Clean Energy Jobs Mean American Progress
Posted September 22, 2011 in Solving Global Warming, The Media and the Environment, U.S. Law and Policy
Poor Darrell Issa.
Just nine months after his fellow House Republicans became captives of the tea party gang, he seems to have forgotten the difference between propaganda and progress.
Fortunately, the American people have not.
In a hearing today before the House Oversight and Government Reform Committee he chairs, Issa, R-Calif., accused President Obama of waging a "propaganda" campaign to tout green jobs.
That will come as something of a surprise to the 2.7 million Americans who got up this morning and went to work making power from the wind and the sun, making cars that top 40 miles to the gallon and making our homes and workplaces more efficient.
That's not propaganda - it's progress.
The fact is, green jobs are a bright spot in a lackluster economy. For nearly 3 million American families, these jobs are a lifeline in tough times.
The House Oversight and Government Reform Committee serves a vital function. When exercised responsibly, its authority protects taxpayers. And if the committee documents wrongdoing, in federal support for emerging industries or anywhere else, people should be brought to account.
But oversight authority is not enhanced when it appears to become a political tool. Caution is in order to ensure that it doesn’t.
Issa isn’t everyone’s idea of a paragon of comity.
Last January he called the Obama White House "one of the most corrupt administrations." He later apologized.
In partisan phraseology that would make Mao Zedong blanch, Issa titled Thursday's hearing "How Obama's Green Energy Agenda is Killing Jobs."
Now he's attacking a strength in our struggling economy and trying to somehow cast success as failure?
This is the same Darrell Issa, it must be noted, who sought assistance from the very green jobs program he's now criticizing, as did a number of other congressional Republicans.
In January, 2009, Issa helped an electric automaker apply to the Department of Energy for assistance.
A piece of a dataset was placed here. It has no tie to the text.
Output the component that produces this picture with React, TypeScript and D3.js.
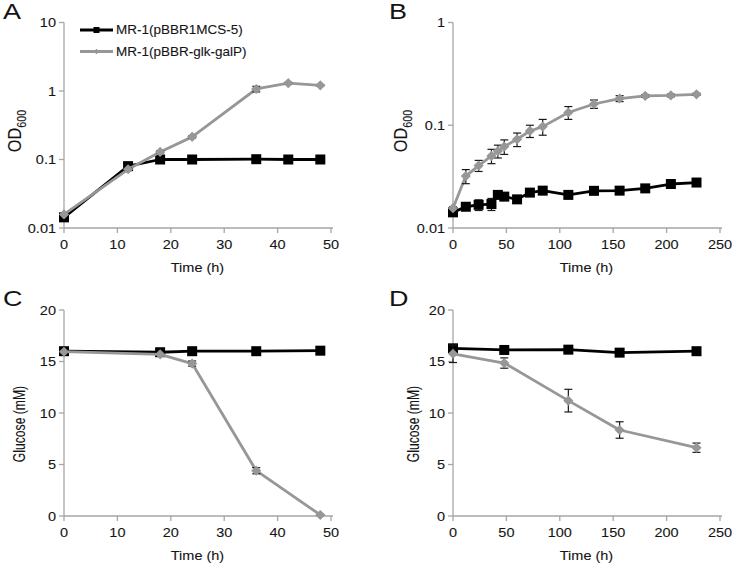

Electric cars, Issa wrote, "will aid U.S. long-term energy goals by shifting away from fossil fuels and using viable renewable energy sources like plug-in electric energy." Additionally, he wrote, these vehicles "will reduce dependence on foreign oil and enhance energy security."
That's exactly right. That's why presidents stretching back to Richard Nixon have been calling on us to break our costly addiction to oil, which is draining our economy, compromising our security and threatening our environment and health. Developing alternatives is a national goal worthy of appropriate resources.
And here's the best part. We know how to make our homes and workplaces more efficient. We know how to develop cleaner, safer, more sustainable sources of power and fuel. Our workers have the skills we need - and nearly 3 million of them are already working at it every day.
Rather than playing partisan games and pretending these jobs don't exist, we need to support this sector and help it to grow.
We need to help American workers succeed in the global market for efficiency gains and renewable power, a market worth trillions of dollars in just the decade ahead.
And we need, all of us, to roll up our sleeves and get to work creating the clean energy solutions of tomorrow. That will make us stronger, as a country, healthier, as people, and more secure in the future we share.
That's not propaganda, Mr. Chairman. That's American progress.